The discussions gravitate towards the evolution of data warehouses & lakes and how machine learning will influence analytics in the future, when trying to look into the crystal ball and predict how the future of dbt and the analytics engineer looks like in the context of the modern data stack. What do different industry leaders and veterans think?
Bob Muglia, former CEO of Snowflake and investor & board member of Fivetran, sees that in a long-term perspective, data lakes won’t have a place in the modern data stack. Muglia underlines that you have to look at the evolution of how infrastructure changes over time to take on new capabilities. He predicts that five years from now, data is going to sit behind a SQL prompt by and large, and then over time evolve into relational. He predicts that relational will dominate and SQL data warehouses will replace data lakes.

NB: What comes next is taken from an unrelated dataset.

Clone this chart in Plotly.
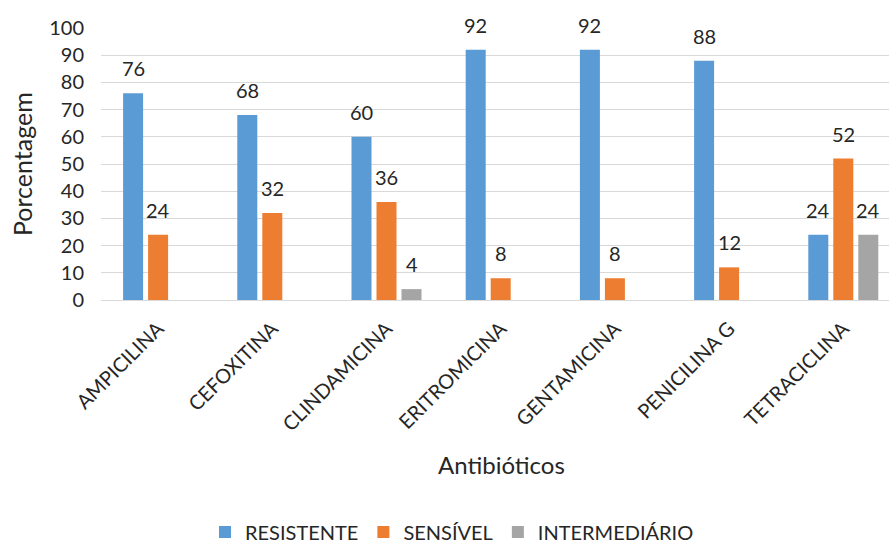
import plotly.graph_objects as go

# Antibiotic susceptibility profile (percent of isolates)
categorias = ["AMPICILINA", "CEFOXITINA", "CLINDAMICINA", "ERITROMICINA",
              "GENTAMICINA", "PENICILINA G", "TETRACICLINA"]
resistente = [76, 68, 60, 92, 92, 88, 24]
sensivel = [24, 32, 36, 8, 8, 12, 52]
intermediario = [None, None, 4, None, None, None, 24]
y_ticks = [0, 10, 20, 30, 40, 50, 60, 70, 80, 90, 100]

series = [
    ("RESISTENTE", resistente, "#5B9BD5"),
    ("SENSÍVEL", sensivel, "#ED7D31"),
    ("INTERMEDIÁRIO", intermediario, "#A5A5A5"),
]

FONT = "Lato"
TXT = "#262626"
W, H = 889, 547
ML, MR, MT, MB = 101, 0, 28, 247
plot_w = W - ML - MR
plot_h = H - MT - MB
slot_px = 114.2
bar_pitch = 25  # px between neighbouring bars of a group

fig = go.Figure()
annotations = []
for i, (name, vals, color) in enumerate(series):
    fig.add_trace(go.Bar(
        name=name, x=categorias, y=vals,
        marker=dict(color=color, line=dict(width=0)),
    ))
    for cat, v in zip(categorias, vals):
        if v is None:
            continue
        annotations.append(dict(
            x=cat, y=v, xref="x", yref="y", text=str(v), showarrow=False,
            xshift=(i - 1) * bar_pitch, yshift=25, yanchor="middle",
            font=dict(family=FONT, size=20, color=TXT),
        ))

# axis titles
annotations.append(dict(
    text="Porcentagem", xref="paper", yref="paper",
    x=(22 - ML) / plot_w, y=0.5, textangle=-90, showarrow=False,
    xanchor="center", yanchor="middle",
    font=dict(family=FONT, size=25, color=TXT),
))
annotations.append(dict(
    text="Antibióticos", xref="paper", yref="paper",
    x=(501 - ML) / plot_w, y=(300 - 465) / plot_h, showarrow=False,
    xanchor="center", yanchor="middle",
    font=dict(family=FONT, size=24, color=TXT),
))

x_end = -0.5 + plot_w / slot_px

fig.update_layout(
    width=W, height=H,
    margin=dict(l=ML, r=MR, t=MT, b=MB, autoexpand=False),
    paper_bgcolor="white", plot_bgcolor="white",
    barmode="group", bargap=1 - 3 * bar_pitch / slot_px, bargroupgap=0.2,
    font=dict(family=FONT, size=18, color=TXT),
    xaxis=dict(
        range=[-0.5, x_end], tickangle=-45, showgrid=False,
        showline=True, linecolor="#D9D9D9", linewidth=1,
        ticks="", ticklabelstandoff=8,
        tickfont=dict(family=FONT, size=20, color=TXT),
        automargin=False,
    ),
    yaxis=dict(
        range=[0, 100], tickvals=y_ticks, showgrid=True,
        gridcolor="#D9D9D9", gridwidth=1, zeroline=False,
        ticks="", ticklabelstandoff=16,
        tickfont=dict(family=FONT, size=20, color=TXT),
        automargin=False,
    ),
    legend=dict(
        orientation="h", xanchor="center", yanchor="middle",
        x=(452 - ML) / plot_w, y=(300 - 532) / plot_h,
        font=dict(family=FONT, size=20, color=TXT),
        itemwidth=30, tracegroupgap=0,
    ),
    showlegend=True,
    annotations=annotations,
)

fig.write_html("out.html")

On the other hand, Muglia has some vested interests in his worldview via Snowflake and Fivetran. Martin Casado, partner at a16z, conversely speculates that one could argue that over time, it’s the data lake that ends up consuming everything. He sees that at the end of the day, we have technologies and companies that optimize around use cases. Like us at Validio, he sees operational machine learning use cases as a big fish — supporting the notion that data lakes could end up consuming everything.
Surely, Muglia and Casado represent two pretty extreme positions. But still, there is a need to bring the world of machine learning, Python and Scala closer to the world of analytics, SQL and BI tools. Fivetran CEO & Co-founder George Fraser argues that there are essentially three competing ideals:
1) Putting machine learning into SQL (like BigQuery),
2) Putting SQL into Python or Scala (like Databricks), or
3) Keeping SQL and ML (Python/ Scala) separate and using Apache Arrow, where everyone implements an interchange format and everything talks together.
Which do you think will win out?
Final thoughts
The rise of the Modern Data Stack has transformed the data industry in a fast pace. A lot of job titles like analytics engineer, operations analyst were virtually non-existent up until a few years back. The fact is that the role of the Analytics Engineer is still very much in its early innings (like almost all parts in the Modern Data Stack). As Spotify's Peter Gilks & Paul Glenn discuss in their Medium post “Analytics Engineering at Spotify” — while it may sound like they have analytics engineering all figured out at Spotify, one of the most exciting parts of the job is that they are in fact constantly evolving the definition of the role — something that seems to be happening all over the industry. With every new blog post that comes out, whether from Michael Kaminsky, Fishtown Analytics, Netflix or the many others who have written on this topic, they see both echoes of the journey Spotify has already taken and ideas for new opportunities they can take on.
While some people are betting that dbt will become bigger than Spark, we won’t take a stance on that. What we can say for sure is that, based on our continuous discussion with data teams, dbt has really impressive adoption rates. And no matter how the future pans out, we salute Tristan Handy and the Fishtown Analytics team for what they’ve built and the fast-growing community they’re nurturing and engaging with — truly an inspiration for any product-led start-up in the data space and beyond!